NAIROBI, Kenya, Mar 2- Housing Finance has posted a 62 percent jump in its net profit recording Sh380 million in its 2010 full year up from Sh234 million.
The impressive result was backed by a 22 percent increase in net interest income, which stood at Sh1.4 billion buoyed by a 34.5 percent increase in the bank\’s loan book to Sh19.5 billion.
Briefing investors, Housing Finance Managing Director Frank Ireri said the mortgage financier\’s performance remained within the management\’s expectations.
"We expect the firm to continue its upward trajectory generating strong growth in earnings sustained by a robust demand for mortgages and affordable long term credit," Mr Ireri said.
During the year under review, customer deposits increased from Sh12.2 billion to Sh15.9 billion.
A successful infrastructure bond issue held in 2010 saw the firm\’s portfolio of borrowed funds increased by Sh7 billion to Sh8.6 billion.
Total operating income was up 20 percent to Sh1.7 billion compared to a lower increment in total operating expenses of 6.92 percent to Sh1.1 billion.
Housing Finance\’s assets stood at Sh18.2 billion while its core capital stood at Sh3.1 billion.
Mr Ireri said the country\’s housing deficit, especially in urban areas is not only a challenge to growing the economy, but also a source of opportunity t boost the construction industry, stimulating the economy\’s growth momentum.
"We intend to continue with our involvement in the supply of residential houses for both the low and middle-income segment. This strategy will create significant mortgage lending opportunities for the company," he said.
Central bank statistics showed Kenya\’s mortgage debt was 2.4 percent of gross domestic product, and outstanding mortgages stood at Sh61.4 billion, up from Sh53.8 billion in 2009.
As part of its long-term strategy, Mr Ireri said the company was looking to tap into the sustained investment in infrastructure development to grow its business.

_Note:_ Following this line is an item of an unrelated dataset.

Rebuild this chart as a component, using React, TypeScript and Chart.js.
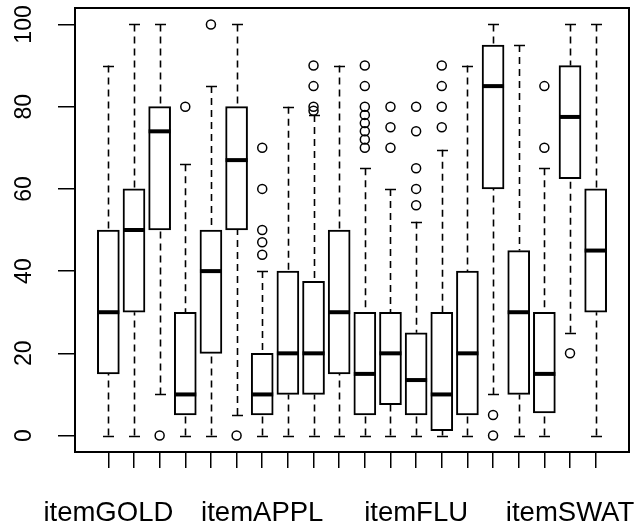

"In 2011 we will involve ourselves in large liquidating projects with high returns," he said.
To guide it in its quest towards playing a major role in large projects, Housing Finance will be partnering with financiers to fund such projects.
Housing Finance has already signed an agreement with the East African Development Bank and Shelter Afrique to co-finance large-scale projects of over Sh800 million.
The move is a welcome development for the company which is barred from lending more than 25 percent of its core capital base of Sh3 billion, which is Sh750 million.
Mr Ireri said the company was currently targeting developers, landowners, and construction material providers in a backward integration of the main mortgage business influencing property development and pricing to support its core business.
With the improved performance earnings per share hit Sh1.65 from the previous year\’s Sh1.02 with the board recommending a final dividend of Sh0.70 per share.